EXERCISE PROMPT:
Would you quote the material below from its first line through the line containing "plt.rcParams['font.family'] = ['Liberation", exactly and with both ends included?
"""
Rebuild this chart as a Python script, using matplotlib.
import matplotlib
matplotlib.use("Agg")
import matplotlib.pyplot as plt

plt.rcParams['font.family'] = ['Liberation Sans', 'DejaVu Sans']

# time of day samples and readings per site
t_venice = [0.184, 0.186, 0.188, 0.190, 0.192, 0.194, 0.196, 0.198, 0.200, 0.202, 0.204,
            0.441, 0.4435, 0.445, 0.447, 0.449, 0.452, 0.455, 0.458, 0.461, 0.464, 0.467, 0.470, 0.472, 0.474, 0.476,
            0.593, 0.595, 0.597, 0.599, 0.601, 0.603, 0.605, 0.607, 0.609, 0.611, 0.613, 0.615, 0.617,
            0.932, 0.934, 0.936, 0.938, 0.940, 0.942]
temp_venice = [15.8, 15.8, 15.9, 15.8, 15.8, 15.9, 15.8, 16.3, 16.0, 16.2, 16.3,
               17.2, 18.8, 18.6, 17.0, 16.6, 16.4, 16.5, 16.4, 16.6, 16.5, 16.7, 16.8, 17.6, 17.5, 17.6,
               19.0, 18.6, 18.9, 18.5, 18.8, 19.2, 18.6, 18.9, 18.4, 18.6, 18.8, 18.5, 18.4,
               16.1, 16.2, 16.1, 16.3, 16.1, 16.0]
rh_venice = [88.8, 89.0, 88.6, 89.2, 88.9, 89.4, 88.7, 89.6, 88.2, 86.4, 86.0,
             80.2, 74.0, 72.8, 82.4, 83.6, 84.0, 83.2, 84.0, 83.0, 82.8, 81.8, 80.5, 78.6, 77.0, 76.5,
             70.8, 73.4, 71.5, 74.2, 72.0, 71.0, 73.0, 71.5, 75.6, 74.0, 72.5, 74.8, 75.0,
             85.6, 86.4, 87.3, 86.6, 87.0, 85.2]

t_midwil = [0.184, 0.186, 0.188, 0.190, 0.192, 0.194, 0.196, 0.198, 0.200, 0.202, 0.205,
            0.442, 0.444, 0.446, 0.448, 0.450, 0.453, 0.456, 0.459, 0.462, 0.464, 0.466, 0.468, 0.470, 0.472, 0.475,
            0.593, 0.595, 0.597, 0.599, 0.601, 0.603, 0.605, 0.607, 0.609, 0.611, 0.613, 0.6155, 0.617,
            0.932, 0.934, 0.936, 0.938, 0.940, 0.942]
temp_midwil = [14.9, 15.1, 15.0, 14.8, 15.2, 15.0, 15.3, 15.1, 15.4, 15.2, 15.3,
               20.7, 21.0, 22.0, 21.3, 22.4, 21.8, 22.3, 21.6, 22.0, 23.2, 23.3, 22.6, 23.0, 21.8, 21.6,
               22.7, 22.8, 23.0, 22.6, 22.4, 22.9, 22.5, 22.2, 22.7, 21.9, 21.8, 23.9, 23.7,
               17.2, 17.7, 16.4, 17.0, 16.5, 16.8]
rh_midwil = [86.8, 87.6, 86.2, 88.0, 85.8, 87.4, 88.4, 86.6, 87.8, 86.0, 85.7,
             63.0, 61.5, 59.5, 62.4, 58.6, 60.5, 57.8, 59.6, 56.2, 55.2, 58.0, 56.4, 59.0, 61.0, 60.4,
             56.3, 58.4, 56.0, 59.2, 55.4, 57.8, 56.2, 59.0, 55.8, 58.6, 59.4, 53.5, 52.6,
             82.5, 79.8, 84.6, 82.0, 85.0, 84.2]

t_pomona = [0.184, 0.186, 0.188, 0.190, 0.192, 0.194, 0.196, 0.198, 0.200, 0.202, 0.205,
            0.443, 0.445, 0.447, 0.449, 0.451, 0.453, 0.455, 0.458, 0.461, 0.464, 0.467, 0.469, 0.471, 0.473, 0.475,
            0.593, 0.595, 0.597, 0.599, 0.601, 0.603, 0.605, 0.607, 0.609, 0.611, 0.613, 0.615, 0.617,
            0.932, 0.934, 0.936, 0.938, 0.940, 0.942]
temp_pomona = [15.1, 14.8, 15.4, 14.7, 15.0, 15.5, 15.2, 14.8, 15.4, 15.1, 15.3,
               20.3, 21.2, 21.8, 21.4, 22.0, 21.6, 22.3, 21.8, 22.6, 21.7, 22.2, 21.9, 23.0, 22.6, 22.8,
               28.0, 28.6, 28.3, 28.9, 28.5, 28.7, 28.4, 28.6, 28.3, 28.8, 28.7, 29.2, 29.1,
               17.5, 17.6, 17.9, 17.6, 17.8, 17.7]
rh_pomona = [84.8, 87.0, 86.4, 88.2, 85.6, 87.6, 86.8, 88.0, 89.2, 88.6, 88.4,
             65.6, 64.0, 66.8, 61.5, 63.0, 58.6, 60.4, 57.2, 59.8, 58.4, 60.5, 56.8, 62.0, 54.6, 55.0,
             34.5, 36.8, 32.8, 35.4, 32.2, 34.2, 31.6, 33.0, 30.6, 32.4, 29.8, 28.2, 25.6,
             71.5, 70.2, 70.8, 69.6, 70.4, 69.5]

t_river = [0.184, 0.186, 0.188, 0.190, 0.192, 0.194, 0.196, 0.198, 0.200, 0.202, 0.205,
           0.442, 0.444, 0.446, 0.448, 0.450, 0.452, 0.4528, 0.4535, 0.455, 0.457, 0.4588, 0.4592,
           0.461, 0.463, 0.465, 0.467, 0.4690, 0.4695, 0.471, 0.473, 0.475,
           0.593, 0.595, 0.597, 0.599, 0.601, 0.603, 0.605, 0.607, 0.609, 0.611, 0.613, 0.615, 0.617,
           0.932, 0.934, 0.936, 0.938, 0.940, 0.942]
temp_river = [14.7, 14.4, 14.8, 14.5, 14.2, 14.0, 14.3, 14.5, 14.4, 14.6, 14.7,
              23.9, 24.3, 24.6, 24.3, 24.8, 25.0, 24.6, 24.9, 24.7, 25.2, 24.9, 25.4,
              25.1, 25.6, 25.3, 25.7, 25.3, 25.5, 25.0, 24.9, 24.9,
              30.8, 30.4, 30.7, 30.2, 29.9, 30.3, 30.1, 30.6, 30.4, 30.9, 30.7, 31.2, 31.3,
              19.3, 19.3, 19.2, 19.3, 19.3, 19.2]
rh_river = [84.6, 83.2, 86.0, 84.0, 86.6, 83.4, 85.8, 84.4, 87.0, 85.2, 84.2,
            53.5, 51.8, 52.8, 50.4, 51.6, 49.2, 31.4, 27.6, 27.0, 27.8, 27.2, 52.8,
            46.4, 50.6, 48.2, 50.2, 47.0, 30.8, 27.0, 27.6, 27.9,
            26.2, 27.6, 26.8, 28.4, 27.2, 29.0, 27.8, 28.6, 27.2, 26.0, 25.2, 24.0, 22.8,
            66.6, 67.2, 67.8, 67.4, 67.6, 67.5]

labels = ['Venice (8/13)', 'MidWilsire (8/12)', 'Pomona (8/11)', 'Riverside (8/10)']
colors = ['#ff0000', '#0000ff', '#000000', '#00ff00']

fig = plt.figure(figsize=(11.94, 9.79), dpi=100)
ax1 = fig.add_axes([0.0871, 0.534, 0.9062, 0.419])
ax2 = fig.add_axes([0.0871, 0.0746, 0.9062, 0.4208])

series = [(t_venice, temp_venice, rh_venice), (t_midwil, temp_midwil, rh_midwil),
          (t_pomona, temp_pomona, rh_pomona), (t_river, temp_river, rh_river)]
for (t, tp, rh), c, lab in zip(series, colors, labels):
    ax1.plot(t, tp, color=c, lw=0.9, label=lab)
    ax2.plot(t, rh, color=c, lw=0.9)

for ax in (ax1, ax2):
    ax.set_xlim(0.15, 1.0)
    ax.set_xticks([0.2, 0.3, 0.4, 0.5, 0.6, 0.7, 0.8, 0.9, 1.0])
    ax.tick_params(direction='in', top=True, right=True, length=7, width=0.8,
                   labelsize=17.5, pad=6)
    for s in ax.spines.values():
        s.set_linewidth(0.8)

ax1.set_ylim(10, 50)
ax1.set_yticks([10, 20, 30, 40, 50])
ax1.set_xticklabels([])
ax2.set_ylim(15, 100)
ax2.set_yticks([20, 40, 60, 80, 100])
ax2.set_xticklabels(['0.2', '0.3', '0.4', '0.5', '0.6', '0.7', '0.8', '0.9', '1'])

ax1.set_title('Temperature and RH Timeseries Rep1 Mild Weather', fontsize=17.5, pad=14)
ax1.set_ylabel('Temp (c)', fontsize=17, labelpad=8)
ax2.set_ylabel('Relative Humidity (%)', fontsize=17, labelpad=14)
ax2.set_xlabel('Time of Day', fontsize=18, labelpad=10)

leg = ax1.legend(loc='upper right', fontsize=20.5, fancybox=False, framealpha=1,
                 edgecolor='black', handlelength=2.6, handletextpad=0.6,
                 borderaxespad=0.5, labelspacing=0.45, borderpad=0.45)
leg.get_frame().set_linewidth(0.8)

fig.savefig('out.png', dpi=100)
"""
EXERCISE SOLUTION:
Rebuild this chart as a Python script, using matplotlib.
import matplotlib
matplotlib.use("Agg")
import matplotlib.pyplot as plt

plt.rcParams['font.family'] = ['Liberation Sans', 'DejaVu Sans']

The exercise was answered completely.